Um was geht es in „Erhebung“ von Stephen King?
Irgendwas stimmt nicht mit Scott Carey. Seine Waage zeigt dem eigentlich übergewichtigen Mann täglich an, dass er abnimmt. Aber er sieht immer noch genauso aus wie vorher – und ob er sich mit oder ohne Kleidung wiegt, macht keinen Unterschied. Ist die Waage kaputt, oder gehen hier andere Dinge vor sich? Das Theater mit seinen Nachbarn kann Scott jetzt eigentlich gar nicht gebrauchen, aber offenbar hat die ganze Stadt etwas gegen das lesbische Pärchen, das neben Scott wohnt und ausgerechnet ein vegetarisches Restaurant eröffnet. Da Scott immer weiter abnimmt, glaubt er bald, dass er nicht mehr viel zu verlieren hat. Vielleicht ist es möglich, die Nachbarschaft wieder zusammenzubringen? Scott fasst einen Plan …
Kritik zu Stephen Kings „Erhebung“:
Zurück nach Castle Rock heißt es in „Erhebung“. Fans von Stephen King kennen den erfundenen Ort in Maine nur zu gut – hier wütete unter anderem Cujo. Zuletzt las man in „Gwendys Wunschkasten“ von Castle Rock. Da ging es unter anderem auch ums Abnehmen, genauso wie übrigens in „Der Fluch“, einer alten, als Richard Bachmann veröffentlichten Geschichte, in welcher ein Zigeunerfluch verantwortlich ist für die ungewöhnliche Gewichtsabnahme. Tatsächlich erzählt „Erhebung“ etwas anderes.

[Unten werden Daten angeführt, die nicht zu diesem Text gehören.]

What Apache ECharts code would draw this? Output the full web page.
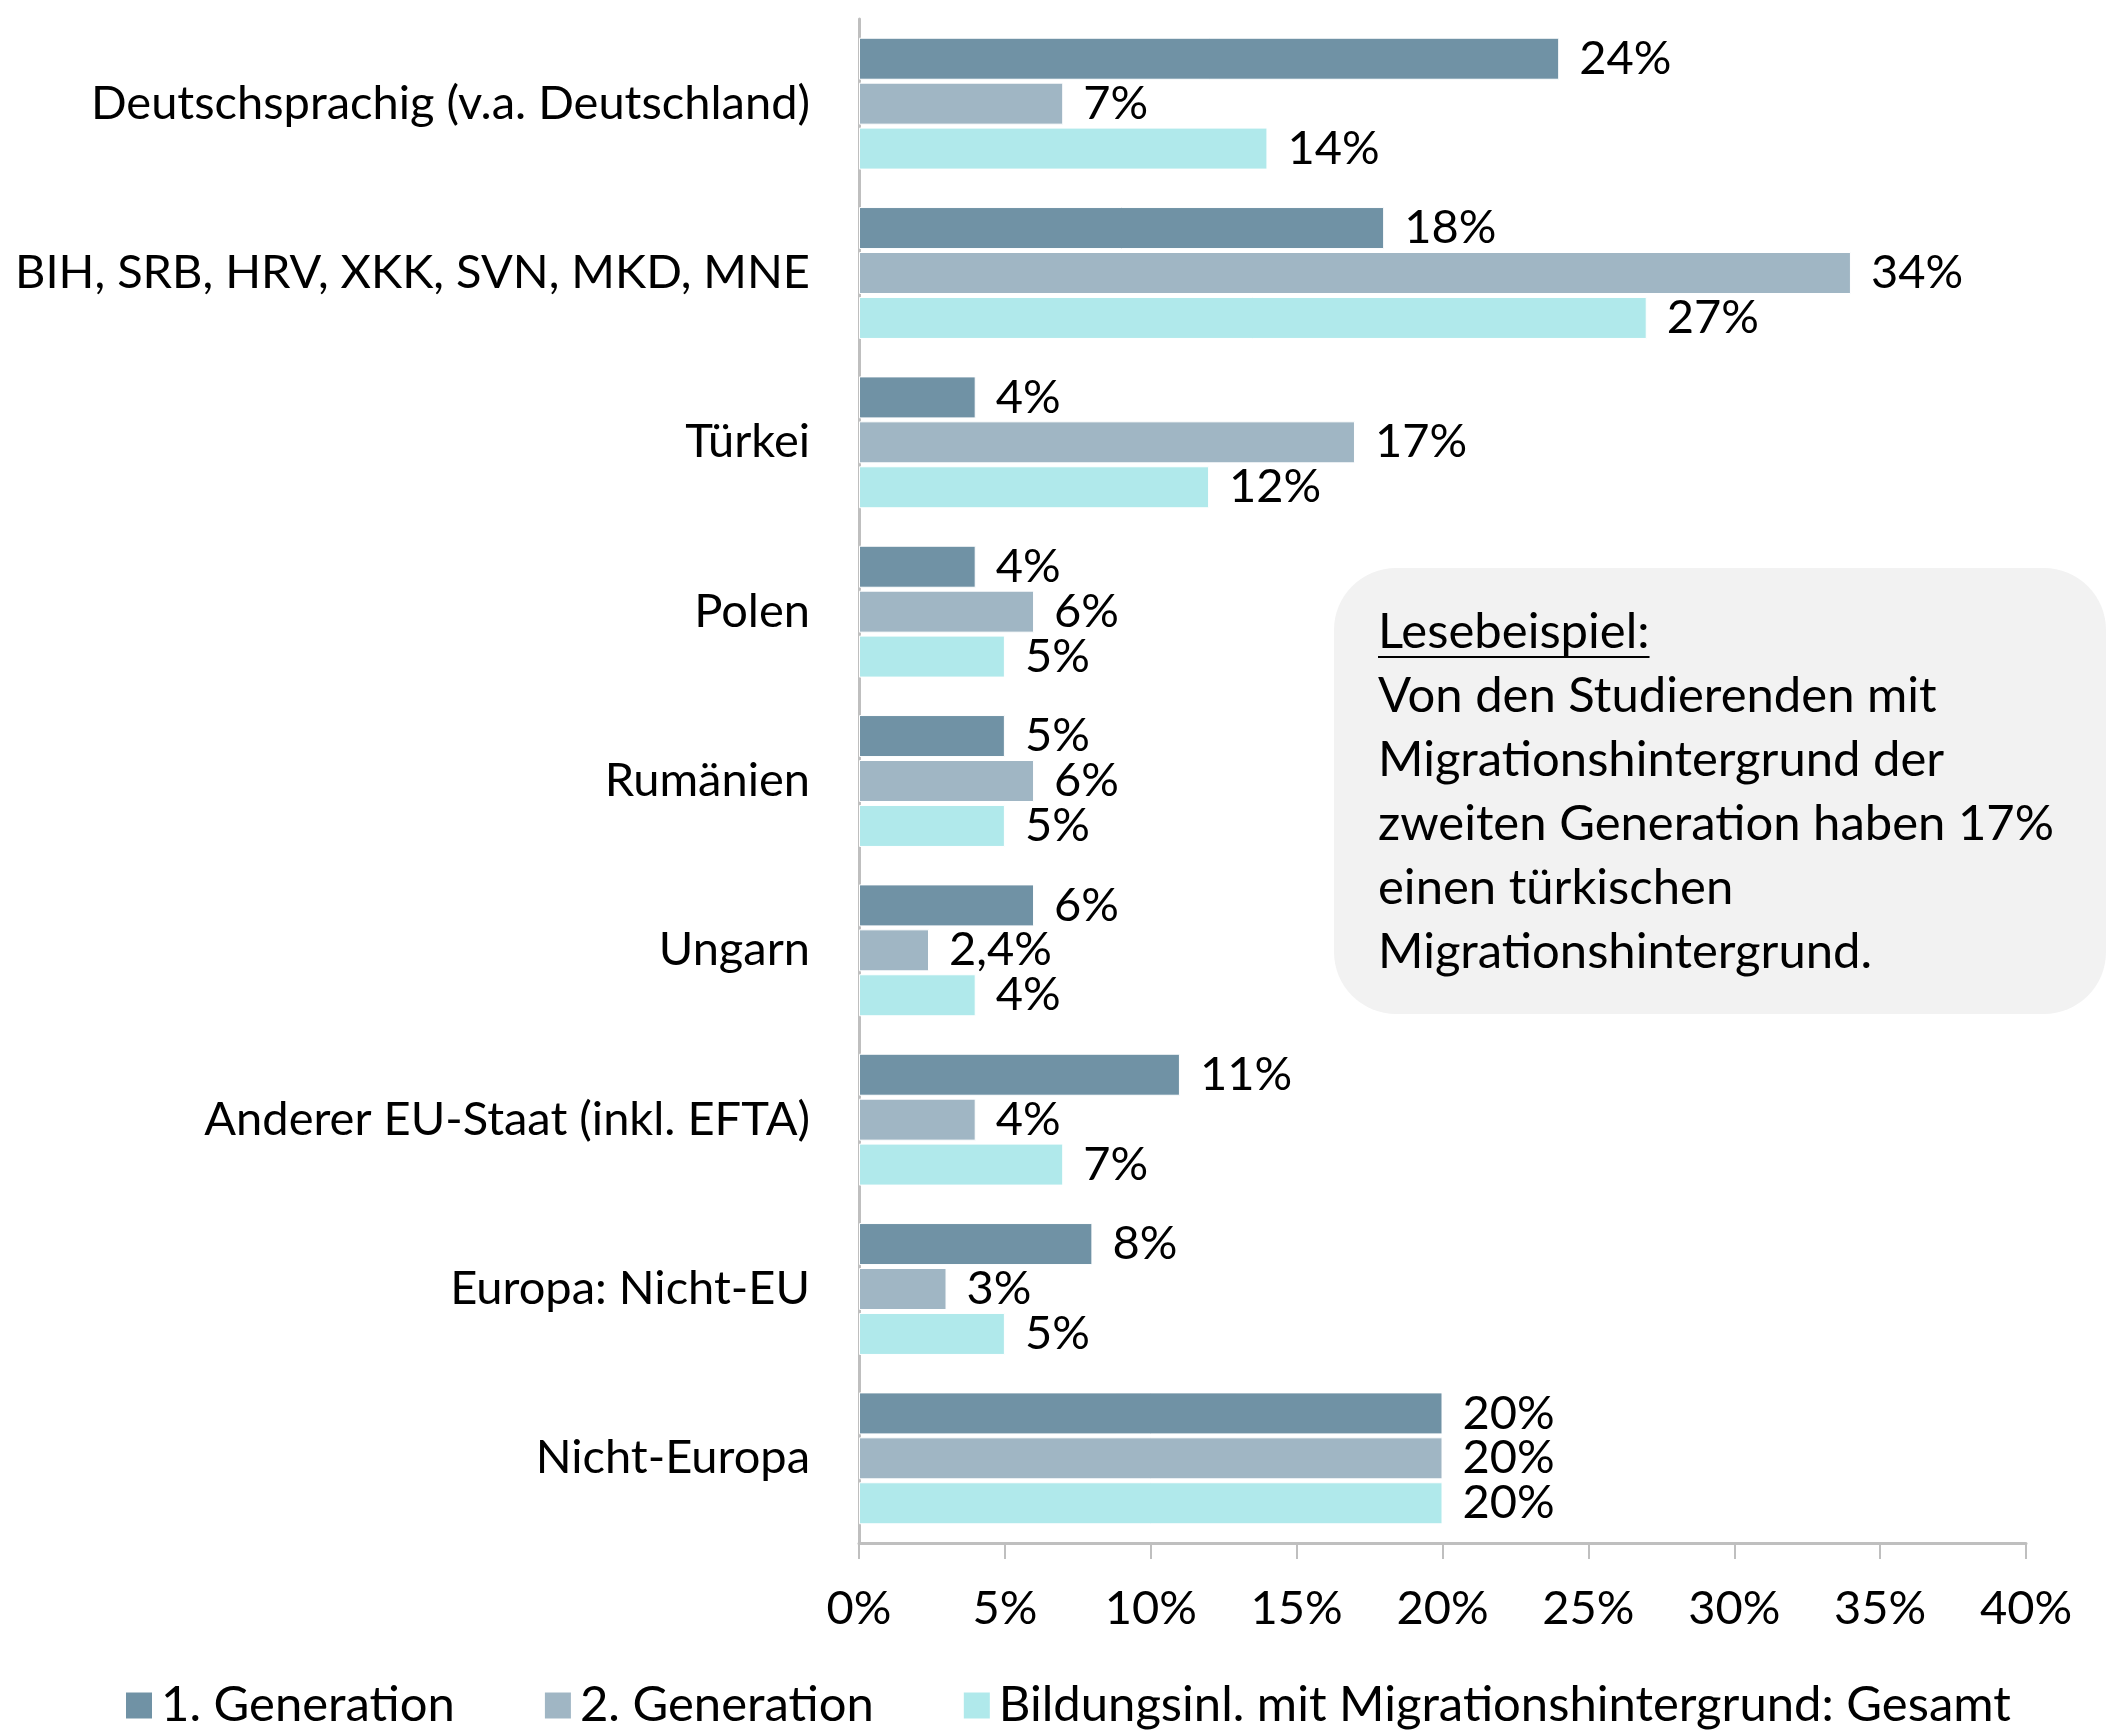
<!DOCTYPE html>
<html>
<head>
<meta charset="utf-8">
<script src="https://cdn.jsdelivr.net/npm/echarts@6/dist/echarts.min.js"></script>
<style>
  html, body { margin: 0; padding: 0; background: #fff; }
  #chart { width: 2107px; height: 1730px; }
</style>
</head>
<body>
<div id="chart"></div>
<script>
// Kategorien (von oben nach unten)
var categories = [
  'Deutschsprachig (v.a. Deutschland)',
  'BIH, SRB, HRV, XKK, SVN, MKD, MNE',
  'Türkei',
  'Polen',
  'Rumänien',
  'Ungarn',
  'Anderer EU-Staat (inkl. EFTA)',
  'Europa: Nicht-EU',
  'Nicht-Europa'
];
var seriesNames = ['1. Generation', '2. Generation', 'Bildungsinl. mit Migrationshintergrund: Gesamt'];
var gen1   = [24, 18, 4, 4, 5, 6, 11, 8, 20];
var gen2   = [7, 34, 17, 6, 6, 2.4, 4, 3, 20];
var gesamt = [14, 27, 12, 5, 5, 4, 7, 5, 20];
var xTicks = [0, 5, 10, 15, 20, 25, 30, 35, 40];
var noteTitle = 'Lesebeispiel:';
var noteLines = [
  'Von den Studierenden mit',
  'Migrationshintergrund der',
  'zweiten Generation haben 17%',
  'einen türkischen',
  'Migrationshintergrund.'
];

var colors = ['#7092a5', '#a0b6c4', '#b0e9eb'];
var fontFamily = 'Lato';

// Schriftgrößen an die Textbreiten des Originals anpassen
var ctx = document.createElement('canvas').getContext('2d');
function fit(texts, target) {
  ctx.font = '100px ' + fontFamily;
  var w = 0;
  for (var i = 0; i < texts.length; i++) w += ctx.measureText(texts[i]).width;
  return Math.round(100 * target / w);
}
var fs = fit([categories[0], categories[1]], 746 + 771);
var legendFs = fit([seriesNames[0], seriesNames[2]], 287 + 1012);
var noteFs = fit([noteLines[2]], 676);
ctx.font = noteFs + 'px ' + fontFamily;
var titleWidth = ctx.measureText(noteTitle).width;

var myChart = echarts.init(document.getElementById('chart'));

function pct(v) {
  return String(v).replace('.', ',') + '%';
}

function barSeries(name, data, color) {
  return {
    name: name,
    type: 'bar',
    barWidth: 42,
    barGap: '7%',
    data: data,
    itemStyle: { color: color, borderColor: '#ffffff', borderWidth: 1 },
    label: {
      show: true,
      position: 'right',
      distance: 20,
      fontFamily: fontFamily,
      fontSize: fs,
      color: '#000',
      formatter: function (p) { return pct(p.value); }
    }
  };
}

var option = {
  animation: false,
  backgroundColor: '#fff',
  textStyle: { fontFamily: fontFamily },
  grid: {
    left: 859, right: 81, top: 19, bottom: 187,
    containLabel: false,
    outerBoundsMode: 'none'
  },
  legend: {
    data: seriesNames,
    left: 121,
    top: 1676,
    itemWidth: 26,
    itemHeight: 26,
    itemGap: 90,
    icon: 'rect',
    itemStyle: { borderWidth: 0 },
    textStyle: { fontFamily: fontFamily, fontSize: legendFs, color: '#000', padding: [0, 0, 0, 4] }
  },
  xAxis: {
    type: 'value',
    min: xTicks[0],
    max: xTicks[xTicks.length - 1],
    interval: 5,
    splitLine: { show: false },
    axisLine: { show: true, lineStyle: { color: '#bfbfbf', width: 3 } },
    axisTick: { show: true, length: 16, lineStyle: { color: '#bfbfbf', width: 2 } },
    axisLabel: {
      margin: 42,
      fontFamily: fontFamily,
      fontSize: fs,
      color: '#000',
      formatter: function (v) { return v + '%'; }
    }
  },
  yAxis: {
    type: 'category',
    inverse: true,
    data: categories,
    axisLine: { show: true, lineStyle: { color: '#bfbfbf', width: 3 } },
    axisTick: { show: false },
    axisLabel: {
      margin: 49,
      interval: 0,
      fontFamily: fontFamily,
      fontSize: fs,
      color: '#000'
    }
  },
  series: [
    barSeries(seriesNames[0], gen1, colors[0]),
    barSeries(seriesNames[1], gen2, colors[1]),
    barSeries(seriesNames[2], gesamt, colors[2])
  ],
  graphic: [
    {
      type: 'rect',
      shape: { x: 1334, y: 568, width: 772, height: 446, r: 62 },
      style: { fill: '#f2f2f2' },
      z: 0
    },
    {
      type: 'text',
      x: 1378,
      y: 600,
      style: {
        text: noteTitle + '\n' + noteLines.join('\n'),
        fontFamily: fontFamily,
        fontSize: noteFs,
        lineHeight: 64,
        fill: '#000',
        verticalAlign: 'top'
      },
      z: 1
    },
    {
      type: 'line',
      shape: { x1: 1378, y1: 657, x2: 1378 + titleWidth, y2: 657 },
      style: { stroke: '#000', lineWidth: 2 },
      z: 1
    }
  ]
};

myChart.setOption(option);
</script>
</body>
</html>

Stephen King hat sich in den letzten Jahren, unter anderem auf Twitter, immer wieder politisch geäußert. Der erklärte Demokrat benötigt in seiner neuen Novelle keine übernatürlichen Ereignisse, um seine Botschaft loszuwerden – vielleicht findet er auch, dass die Realität schlimm genug ist.
Denn die alltägliche Diskriminierung von Minderheiten ist Programm in den USA, und Stephen King ist einer, der sich positioniert. Nicht nur hat er offenkundig etwas gegen Donald Trump, sondern auch gegen das Klima der Vorurteile gegen alles Andersartige, was dieser Präsident mit sich bringt.
Schon vor vielen Jahren hat sich gezeigt, dass Stephen King sehr viel mehr kann als nur Horror-Geschichten. Doch gerade dieses Image haftet ihm noch immer an; als großer amerikanischen Romancier wird er sich wohl nicht mehr etablieren. Daher ist es gut möglich, dass so mancher von dieser kleinen, aber durchaus feinen Story enttäuscht sein wird, schließlich kommt sie ohne Thrill, Grusel oder gar Horror aus.
Mein Fazit zu dem Roman „Erhebung“:
Spannung ist hier Fehlanzeige: Alles in Allem ist „Erhebung“ ausgesprochen unspektakulär. Doch die nette, gut lesbare Geschichte hat ihren Reiz – ein Grund, warum ich die 144 Seiten, ohne mich auch nur ansatzweise zu langweilen, in einem Rutsch durchgelesen habe. Scott Carey macht sich gut als „Retter“ einer kleinen Stadt, wenn auch mit etwas viel Zuckerguss. Und wer bei der Widmung am Anfang des Buches aufpasst, weiß auch, woher er den Namen kennen könnte: Aus Richard Mathesons alter Story „Die seltsame Geschichte des Mr. C“. Da wird der gleichnamige Held geschrumpft. Irgendwie weniger wird er auch in „Erhebung“, und gleichzeitig so viel mehr. Darin liegt so viel Symbolik, dass ich Stephen King den Verzicht auf das Übernatürliche und die gewohnte Spannung ausnahmsweise verzeihe.